What is MRO and Why It Matters
MRO (Maintenance, Repair, and Operations) procurement involves sourcing of the products and services required to keep an organization running. These include spare parts, consumables (e.g., lubricants, cleaning supplies, office materials), hand tools, equipment, and repair services essential for plant operations and facility upkeep.
Though typically categorized as indirect procurement, MRO has a direct impact on equipment uptime, safety, and operational continuity. Historically under-managed due to its fragmentation, MRO procurement is now receiving increased strategic focus as organizations aim to reduce hidden costs, improve inventory control, and mitigate supply risk.
For procurement teams, MRO presents both a sourcing challenge and a value opportunity especially when addressed with structured processes and data-led strategies.
The Hidden Complexity of MRO Spend
MRO is one of the most structurally complex categories to manage. Key challenges include:
- Extensive SKU fragmentation – thousands of low-volume, highly diverse items
- Long tail of MRO suppliers – often used on an ad hoc basis for plant-specific needs
- Inconsistent or missing data – such as part numbers, specifications, and units of measure
- Lack of standardization – complicating taxonomy, analysis, and sourcing alignment
- Inventory imbalances – leading to stockouts or excess due to poor visibility or decentralized practices
These factors drive up total cost, create operational inefficiencies, and limit the impact of traditional sourcing efforts. Addressing these MRO sourcing challenges requires a shift from transactional purchasing to strategic sourcing that emphasizes visibility, control, and long-term value.

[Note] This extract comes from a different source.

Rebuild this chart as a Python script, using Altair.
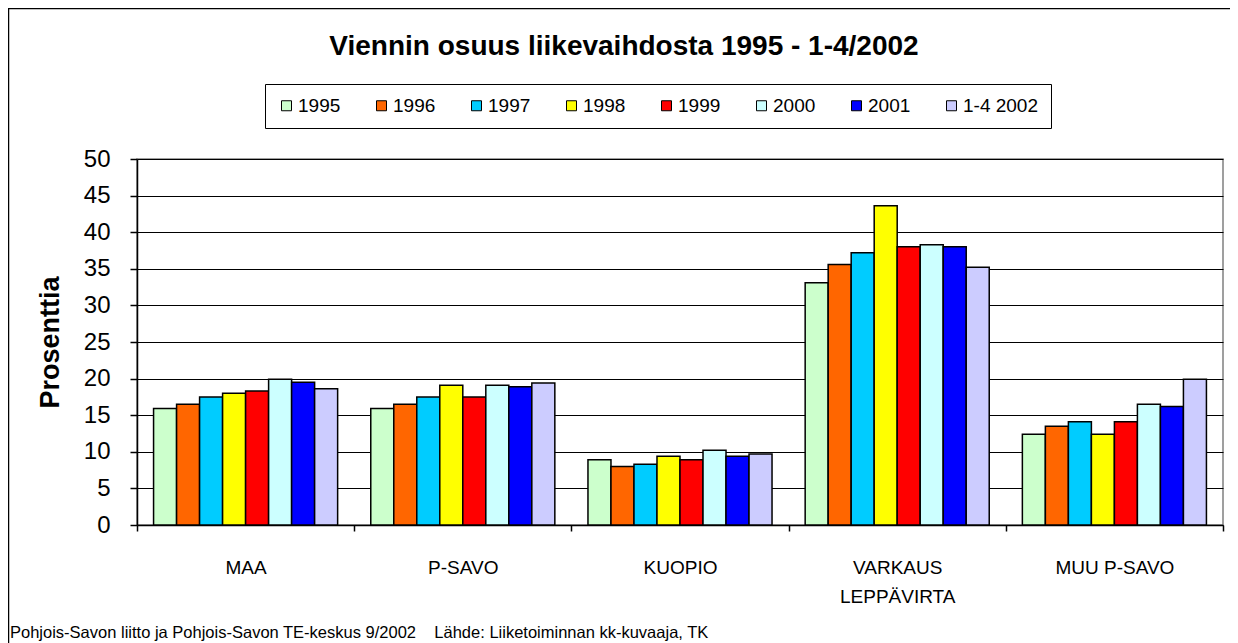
import altair as alt
import pandas as pd

categories = ["MAA", "P-SAVO", "KUOPIO", "VARKAUS\nLEPPÄVIRTA", "MUU P-SAVO"]
years = ["1995", "1996", "1997", "1998", "1999", "2000", "2001", "1-4 2002"]
colors = ["#CCFFCC", "#FF6600", "#00CCFF", "#FFFF00", "#FF0000", "#CCFFFF", "#0000FF", "#CCCCFF"]

v1995 = [15.9, 15.9, 8.9, 33.1, 12.4]
v1996 = [16.5, 16.5, 8.0, 35.6, 13.5]
v1997 = [17.5, 17.5, 8.3, 37.2, 14.1]
v1998 = [18.0, 19.1, 9.4, 43.6, 12.4]
v1999 = [18.3, 17.5, 8.9, 38.0, 14.1]
v2000 = [19.9, 19.1, 10.2, 38.3, 16.5]
v2001 = [19.5, 18.9, 9.4, 38.0, 16.2]
v2002 = [18.6, 19.4, 9.7, 35.2, 19.9]
series = [v1995, v1996, v1997, v1998, v1999, v2000, v2001, v2002]

title_text = "Viennin osuus liikevaihdosta 1995 - 1-4/2002"
footer_text = "Pohjois-Savon liitto ja Pohjois-Savon TE-keskus 9/2002\u00a0\u00a0\u00a0\u00a0Lähde: Liiketoiminnan kk-kuvaaja, TK"
y_title = "Prosenttia"

rows = []
for yr, vals in zip(years, series):
    for c, v in zip(categories, vals):
        rows.append({"cat": c, "year": yr, "value": v})
df = pd.DataFrame(rows)

FONT = "Liberation Sans"

bars = alt.Chart(df).mark_bar(stroke="black", strokeWidth=1.5).encode(
    x=alt.X("cat:N", sort=categories, title=None,
            scale=alt.Scale(paddingInner=0, paddingOuter=0),
            axis=alt.Axis(labelAngle=0, labelFontSize=19, labelColor="black",
                          labelExpr="split(datum.label, '\\n')", labelLineHeight=29,
                          labelPadding=27, labelBaseline="top",
                          tickBand="extent", tickSize=6, tickColor="black", tickWidth=1.5,
                          domainColor="black", domainWidth=1.5, grid=False)),
    xOffset=alt.XOffset("year:N", sort=years,
                        scale=alt.Scale(paddingInner=0, paddingOuter=0.72)),
    y=alt.Y("value:Q", title=y_title,
            scale=alt.Scale(domain=[0, 50], nice=False),
            axis=alt.Axis(values=list(range(0, 51, 5)), labelFontSize=24, labelColor="black",
                          labelPadding=20, tickSize=7, tickColor="black", tickWidth=1.5,
                          domainColor="black", domainWidth=1.5,
                          grid=True, gridColor="black", gridWidth=1.2,
                          titleFontSize=27, titleFontWeight="bold", titleColor="black",
                          titlePadding=19)),
    color=alt.Color("year:N", sort=years, title=None,
                    scale=alt.Scale(domain=years, range=colors),
                    legend=alt.Legend(orient="none", legendX=128, legendY=-75,
                                      direction="horizontal", columns=8,
                                      symbolType="square", symbolSize=100,
                                      symbolStrokeColor="black", symbolStrokeWidth=1,
                                      labelFontSize=19, labelColor="black",
                                      labelOffset=2,
                                      columnPadding=31, gridAlign="each",
                                      strokeColor="black", padding=12, fillColor="white")),
)

title_mark = alt.Chart(pd.DataFrame({"t": [title_text]})).mark_text(
    fontSize=28, fontWeight="bold", color="black", align="center", baseline="middle"
).encode(x=alt.value(487), y=alt.value(-112), text="t:N")

footer_mark = alt.Chart(pd.DataFrame({"t": [footer_text]})).mark_text(
    fontSize=16.5, color="black", align="left", baseline="bottom"
).encode(x=alt.value(-127), y=alt.value(482), text="t:N")

frame = alt.Chart(pd.DataFrame({"t": [0]})).mark_rect(
    fill=None, stroke="black", strokeWidth=2.5, clip=False
).encode(x=alt.value(-129), x2=alt.value(1200), y=alt.value(-151), y2=alt.value(600))

chart = alt.layer(frame, bars, title_mark, footer_mark).properties(
    width=1086, height=366,
    autosize=alt.AutoSizeParams(type="none"),
    padding={"left": 129, "top": 151, "right": 7, "bottom": 118},
).configure(font=FONT).configure_view(stroke="#808080", strokeWidth=1.5)

chart.save("out.html", embed_options={"renderer": "svg", "actions": False})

MRO Sourcing : From Tactical to Strategic
A modern MRO sourcing strategy moves beyond short-term cost savings. It focuses on process optimization, supplier collaboration, and total cost of ownership. Here’s a practical framework to support this shift
Fig 1 : Key steps of MRO Strategic Sourcing
- Data Cleansing & Classification : Begin by cleaning and classifying MRO data into logical categories such as MRO parts, OEM items, and MRO services. Use item descriptions or supplier information for categorization. Implementing industry-standard taxonomies improves consistency and supports more effective classification.
- Build a Representative Market Basket : Construct a market basket that mirrors actual consumption patterns. Include frequently ordered items, high-value SKUs, and products that span key geographies and categories. This enables meaningful supplier bidding and allows extrapolation of savings across broader tail spend.
- Gather Detailed Specifications : Ensure every item has clear and complete specifications. For example: Nitrile glove, size M, box of 100, manufacturer: 3M. Key fields should include manufacturer name, part number, material, unit of measure, and packaging format. This level of detail enhances bid accuracy and comparability, especially in catalog-based purchasing
- Address the Long Tail : While the market basket may include 1,000 core items, many organizations purchase tens of thousands of MRO SKUs annually. Share sub-category breakdowns and request catalog-wide pricing for non-basket items to extend value across the entire MRO spend
- Enable Expressive Bidding : Encourage suppliers to propose alternate or equivalent items where applicable. This promotes flexibility, innovation, and improved availability – as suppliers often have better market insight into comparable or more sustainable options.
- Negotiate Across Multiple Levers : Effective negotiation in MRO includes more than just unit pricing. Consider bundling services such as VMI, calibration, or vending machine replenishment. Leverage payment terms, volume tiers, and delivery SLAs to optimize the total cost of ownership for MRO parts.
- Include Continuous Improvement Commitments : Incorporate mechanisms like rebates or year-over-year cost reduction expectations tied to performance. These continuous improvement (CI) elements help align suppliers with long-term value creation.
- Drive Adoption Through Guided Buying : Strategic sourcing efforts only deliver results when consistently adopted. Use guided buying for MRO with punch-out catalogs, approval workflows, and buying controls to ensure that internal stakeholders purchase from contracted MRO suppliers reducing maverick spend and enforcing compliance.
Conclusion : Start Treating MRO as a Strategic Priority
MRO may not always be a high-profile category, but its strategic potential is undeniable. Organizations that apply discipline, structure, and data-driven practices can transform MRO from a fragmented cost center into a well-managed, value-generating category.
Whether tackling supplier fragmentation, standardizing specifications, or enabling eSourcing for MRO, procurement teams that approach this category strategically will see results in cost, continuity, and compliance. Applying a sourcing maturity model helps benchmark progress and define next steps in MRO optimization.